* [COLLECTED MATERIAL]:
= = = = =

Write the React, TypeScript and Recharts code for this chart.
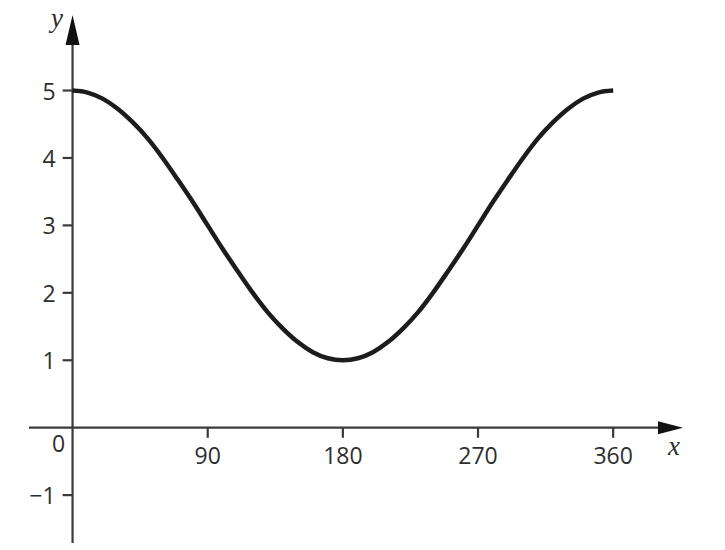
import React from 'react';
import { LineChart, Line, XAxis, YAxis, ReferenceLine, ReferenceDot } from 'recharts';

// x in degrees, y
const angles = [0, 10, 20, 30, 40, 50, 60, 70, 80, 90, 100, 110, 120, 130, 140, 150, 160, 170, 180,
  190, 200, 210, 220, 230, 240, 250, 260, 270, 280, 290, 300, 310, 320, 330, 340, 350, 360];
const yValues = [5.0, 4.97, 4.88, 4.73, 4.53, 4.29, 4.0, 3.68, 3.35, 3.0, 2.65, 2.32, 2.0, 1.71, 1.47, 1.27, 1.12, 1.03, 1.0,
  1.03, 1.12, 1.27, 1.47, 1.71, 2.0, 2.32, 2.65, 3.0, 3.35, 3.68, 4.0, 4.29, 4.53, 4.73, 4.88, 4.97, 5.0];

const xTicks = [90, 180, 270, 360];
const xTickLabels = ['90', '180', '270', '360'];
const yTicks = [5, 4, 3, 2, 1, -1];
const yTickLabels = ['5', '4', '3', '2', '1', '\u22121'];

const data = angles.map((a, i) => ({ x: a, y: yValues[i] }));

const AXIS = '#3a3a3a';
const TEXT = '#2e2e2e';
const FONT = '"Open Sans", "Noto Sans", sans-serif';
const FS = 23;

const HorizontalArrow = (p: any) => {
  const left = Math.min(p.x1, p.x2);
  const right = Math.max(p.x1, p.x2);
  const y = p.y1;
  return (
    <g>
      <line x1={left} y1={y} x2={right - 20} y2={y} stroke={AXIS} strokeWidth={2.2} />
      <polygon points={`${right},${y} ${right - 25},${y - 6.5} ${right - 25},${y + 6.5}`} fill="#111" />
    </g>
  );
};

const VerticalArrow = (p: any) => {
  const top = Math.min(p.y1, p.y2);
  const bottom = Math.max(p.y1, p.y2);
  const x = p.x1;
  return (
    <g>
      <line x1={x} y1={top + 22} x2={x} y2={bottom} stroke={AXIS} strokeWidth={2.2} />
      <polygon points={`${x},${top} ${x - 7},${top + 30} ${x + 7},${top + 30}`} fill="#111" />
    </g>
  );
};

const xNameLabel = (props: any) => {
  const vb = props.viewBox;
  return (
    <text x={vb.x + vb.width - 9} y={vb.y + 27} textAnchor="middle" fontFamily='"Liberation Serif", serif'
      fontStyle="italic" fontSize={27} fill={TEXT}>x</text>
  );
};

const yNameLabel = (props: any) => {
  const vb = props.viewBox;
  return (
    <text x={vb.x - 15.5} y={vb.y + 12} textAnchor="middle" fontFamily='"Liberation Serif", serif'
      fontStyle="italic" fontSize={27} fill={TEXT}>y</text>
  );
};

const xTickLabel = (text: string) => (props: any) => {
  const vb = props.viewBox;
  return (
    <text x={vb.x + vb.width / 2} y={vb.y + vb.height + 17} textAnchor="middle" dominantBaseline="central"
      fontFamily={FONT} fontSize={FS} fill={TEXT}>{text}</text>
  );
};

const yTickLabel = (text: string) => (props: any) => {
  const vb = props.viewBox;
  return (
    <text x={vb.x - 7} y={vb.y + vb.height / 2} textAnchor="end" dominantBaseline="central"
      fontFamily={FONT} fontSize={FS} fill={TEXT}>{text}</text>
  );
};

const originLabel = (props: any) => {
  const vb = props.viewBox;
  return (
    <text x={vb.x - 14} y={vb.y + 15} textAnchor="middle" dominantBaseline="central"
      fontFamily={FONT} fontSize={FS} fill={TEXT}>0</text>
  );
};

export default function App() {
  return (
    <div style={{ position: 'absolute', left: 0, top: 0, width: 725, height: 550, background: '#fff' }}>
      <LineChart width={725} height={550} data={data} margin={{ top: 15, right: 42, bottom: 7, left: 29 }}>
        <XAxis dataKey="x" type="number" domain={[-29, 406.5]} allowDataOverflow hide />
        <YAxis type="number" domain={[-1.71, 6.12]} allowDataOverflow hide />
        <ReferenceLine y={0} shape={HorizontalArrow} label={xNameLabel} />
        <ReferenceLine x={0} shape={VerticalArrow} label={yNameLabel} />
        <ReferenceDot x={0} y={0} r={0} fill="none" stroke="none" label={originLabel} />
        {xTicks.map((t, i) => (
          <ReferenceLine key={`xt${t}`} segment={[{ x: t, y: 0 }, { x: t, y: -0.15 }]}
            stroke={AXIS} strokeWidth={2.2} label={xTickLabel(xTickLabels[i])} />
        ))}
        {yTicks.map((t, i) => (
          <ReferenceLine key={`yt${t}`} segment={[{ x: -6.6, y: t }, { x: 0, y: t }]}
            stroke={AXIS} strokeWidth={2.2} label={yTickLabel(yTickLabels[i])} />
        ))}
        <Line dataKey="y" type="monotone" stroke="#1c1c1c" strokeWidth={4.5} dot={false}
          isAnimationActive={false} />
      </LineChart>
    </div>
  );
}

= = = = =

Transcribe the full listing above exactly, with the images removed.

Write the React, TypeScript and Recharts code for this chart.
import React from 'react';
import { LineChart, Line, XAxis, YAxis, ReferenceLine, ReferenceDot } from 'recharts';

// x in degrees, y
const angles = [0, 10, 20, 30, 40, 50, 60, 70, 80, 90, 100, 110, 120, 130, 140, 150, 160, 170, 180,
  190, 200, 210, 220, 230, 240, 250, 260, 270, 280, 290, 300, 310, 320, 330, 340, 350, 360];
const yValues = [5.0, 4.97, 4.88, 4.73, 4.53, 4.29, 4.0, 3.68, 3.35, 3.0, 2.65, 2.32, 2.0, 1.71, 1.47, 1.27, 1.12, 1.03, 1.0,
  1.03, 1.12, 1.27, 1.47, 1.71, 2.0, 2.32, 2.65, 3.0, 3.35, 3.68, 4.0, 4.29, 4.53, 4.73, 4.88, 4.97, 5.0];

const xTicks = [90, 180, 270, 360];
const xTickLabels = ['90', '180', '270', '360'];
const yTicks = [5, 4, 3, 2, 1, -1];
const yTickLabels = ['5', '4', '3', '2', '1', '\u22121'];

const data = angles.map((a, i) => ({ x: a, y: yValues[i] }));

const AXIS = '#3a3a3a';
const TEXT = '#2e2e2e';
const FONT = '"Open Sans", "Noto Sans", sans-serif';
const FS = 23;

const HorizontalArrow = (p: any) => {
  const left = Math.min(p.x1, p.x2);
  const right = Math.max(p.x1, p.x2);
  const y = p.y1;
  return (
    <g>
      <line x1={left} y1={y} x2={right - 20} y2={y} stroke={AXIS} strokeWidth={2.2} />
      <polygon points={`${right},${y} ${right - 25},${y - 6.5} ${right - 25},${y + 6.5}`} fill="#111" />
    </g>
  );
};

const VerticalArrow = (p: any) => {
  const top = Math.min(p.y1, p.y2);
  const bottom = Math.max(p.y1, p.y2);
  const x = p.x1;
  return (
    <g>
      <line x1={x} y1={top + 22} x2={x} y2={bottom} stroke={AXIS} strokeWidth={2.2} />
      <polygon points={`${x},${top} ${x - 7},${top + 30} ${x + 7},${top + 30}`} fill="#111" />
    </g>
  );
};

const xNameLabel = (props: any) => {
  const vb = props.viewBox;
  return (
    <text x={vb.x + vb.width - 9} y={vb.y + 27} textAnchor="middle" fontFamily='"Liberation Serif", serif'
      fontStyle="italic" fontSize={27} fill={TEXT}>x</text>
  );
};

const yNameLabel = (props: any) => {
  const vb = props.viewBox;
  return (
    <text x={vb.x - 15.5} y={vb.y + 12} textAnchor="middle" fontFamily='"Liberation Serif", serif'
      fontStyle="italic" fontSize={27} fill={TEXT}>y</text>
  );
};

const xTickLabel = (text: string) => (props: any) => {
  const vb = props.viewBox;
  return (
    <text x={vb.x + vb.width / 2} y={vb.y + vb.height + 17} textAnchor="middle" dominantBaseline="central"
      fontFamily={FONT} fontSize={FS} fill={TEXT}>{text}</text>
  );
};

const yTickLabel = (text: string) => (props: any) => {
  const vb = props.viewBox;
  return (
    <text x={vb.x - 7} y={vb.y + vb.height / 2} textAnchor="end" dominantBaseline="central"
      fontFamily={FONT} fontSize={FS} fill={TEXT}>{text}</text>
  );
};

const originLabel = (props: any) => {
  const vb = props.viewBox;
  return (
    <text x={vb.x - 14} y={vb.y + 15} textAnchor="middle" dominantBaseline="central"
      fontFamily={FONT} fontSize={FS} fill={TEXT}>0</text>
  );
};

export default function App() {
  return (
    <div style={{ position: 'absolute', left: 0, top: 0, width: 725, height: 550, background: '#fff' }}>
      <LineChart width={725} height={550} data={data} margin={{ top: 15, right: 42, bottom: 7, left: 29 }}>
        <XAxis dataKey="x" type="number" domain={[-29, 406.5]} allowDataOverflow hide />
        <YAxis type="number" domain={[-1.71, 6.12]} allowDataOverflow hide />
        <ReferenceLine y={0} shape={HorizontalArrow} label={xNameLabel} />
        <ReferenceLine x={0} shape={VerticalArrow} label={yNameLabel} />
        <ReferenceDot x={0} y={0} r={0} fill="none" stroke="none" label={originLabel} />
        {xTicks.map((t, i) => (
          <ReferenceLine key={`xt${t}`} segment={[{ x: t, y: 0 }, { x: t, y: -0.15 }]}
            stroke={AXIS} strokeWidth={2.2} label={xTickLabel(xTickLabels[i])} />
        ))}
        {yTicks.map((t, i) => (
          <ReferenceLine key={`yt${t}`} segment={[{ x: -6.6, y: t }, { x: 0, y: t }]}
            stroke={AXIS} strokeWidth={2.2} label={yTickLabel(yTickLabels[i])} />
        ))}
        <Line dataKey="y" type="monotone" stroke="#1c1c1c" strokeWidth={4.5} dot={false}
          isAnimationActive={false} />
      </LineChart>
    </div>
  );
}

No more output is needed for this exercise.